** BEGIN DATASET CONTENT **

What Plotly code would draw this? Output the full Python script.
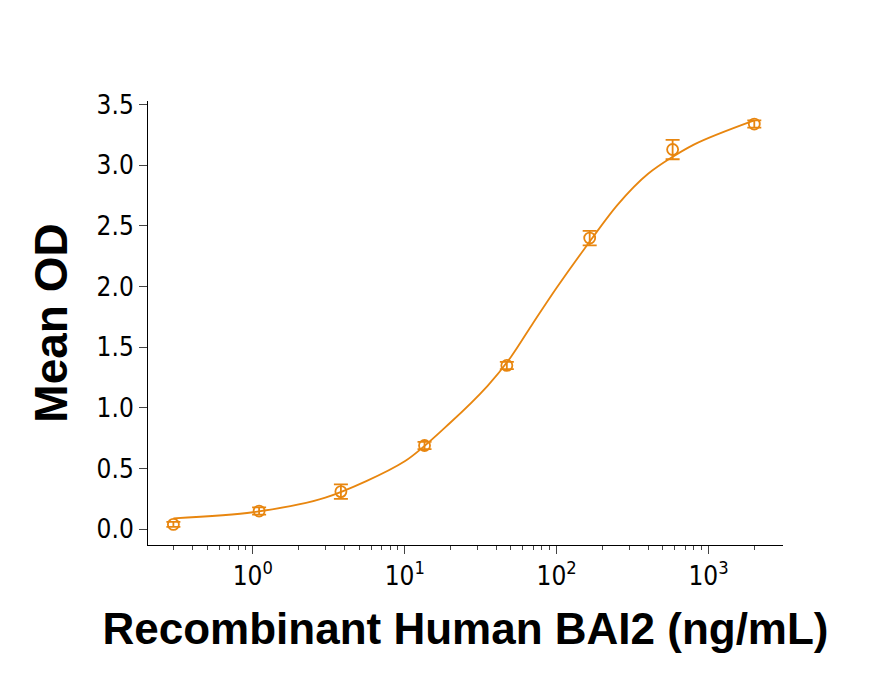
import plotly.graph_objects as go

conc = [0.3, 1.1, 3.8, 13.5, 47, 165, 580, 2000]
od = [0.04, 0.15, 0.31, 0.69, 1.35, 2.40, 3.13, 3.34]
err = [0.02, 0.03, 0.06, 0.03, 0.03, 0.06, 0.08, 0.03]
# smooth fitted-curve points
curve_x = [0.3, 1, 3, 10, 20, 35, 50, 70, 100, 150, 250, 400, 800, 2000]
curve_y = [0.09, 0.14, 0.26, 0.56, 0.88, 1.18, 1.42, 1.70, 1.99, 2.30, 2.67, 2.93, 3.17, 3.37]
xtick_vals = [1, 10, 100, 1000]
xtick_text = ["10<sup>0</sup>", "10<sup>1</sup>", "10<sup>2</sup>", "10<sup>3</sup>"]
minor_vals = [m * 10 ** e for e in range(-1, 4) for m in range(2, 10) if 0.2 < m * 10 ** e < 3000]
ytick_vals = [0, 0.5, 1.0, 1.5, 2.0, 2.5, 3.0, 3.5]

col = "#E8860F"
fig = go.Figure()
fig.add_trace(go.Scatter(x=curve_x, y=curve_y, mode="lines", line=dict(color=col, width=1.8, shape="spline", smoothing=0.8), hoverinfo="skip"))
fig.add_trace(go.Scatter(x=conc, y=od, mode="markers",
    marker=dict(symbol="circle-open", size=11, color=col, line=dict(width=1.8)),
    error_y=dict(type="data", array=err, color=col, thickness=1.8, width=7)))
font = "Liberation Sans Narrow, DejaVu Sans Condensed, sans-serif"
fig.update_layout(width=872, height=686, showlegend=False, plot_bgcolor="white", paper_bgcolor="white",
    margin=dict(l=140, r=97, t=93, b=149),
    xaxis=dict(type="log", range=[-0.69, 3.49], tickvals=xtick_vals, ticktext=xtick_text, automargin=False,
        ticks="outside", ticklen=8, showline=True, linecolor="black", showgrid=False, zeroline=False,
        minor=dict(tickmode="array", tickvals=minor_vals, ticks="outside", ticklen=4, showgrid=False),
        tickfont=dict(family=font, size=26, color="black"),
        title=dict(text="<b>Recombinant Human BAI2 (ng/mL)</b>", font=dict(family="Liberation Sans, Arial", size=44, color="black"), standoff=22)),
    yaxis=dict(range=[-0.13, 3.53], tickvals=ytick_vals, tickformat=".1f", automargin=False,
        ticks="outside", ticklen=8, showline=True, linecolor="black", showgrid=False, zeroline=False,
        tickfont=dict(family=font, size=26, color="black"),
        title=dict(text="<b>Mean OD</b>", font=dict(family="Liberation Sans, Arial", size=46, color="black"), standoff=14)))
fig.write_html("out.html")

** END DATASET CONTENT **

# [WHAT YOU SHOULD DO]
Repeat the listing above from its first line through the line that contains "import plotly.graph_objects as go", both included, and nothing more. Drop the pictures.

# [CORRECT RESULT]
What Plotly code would draw this? Output the full Python script.
import plotly.graph_objects as go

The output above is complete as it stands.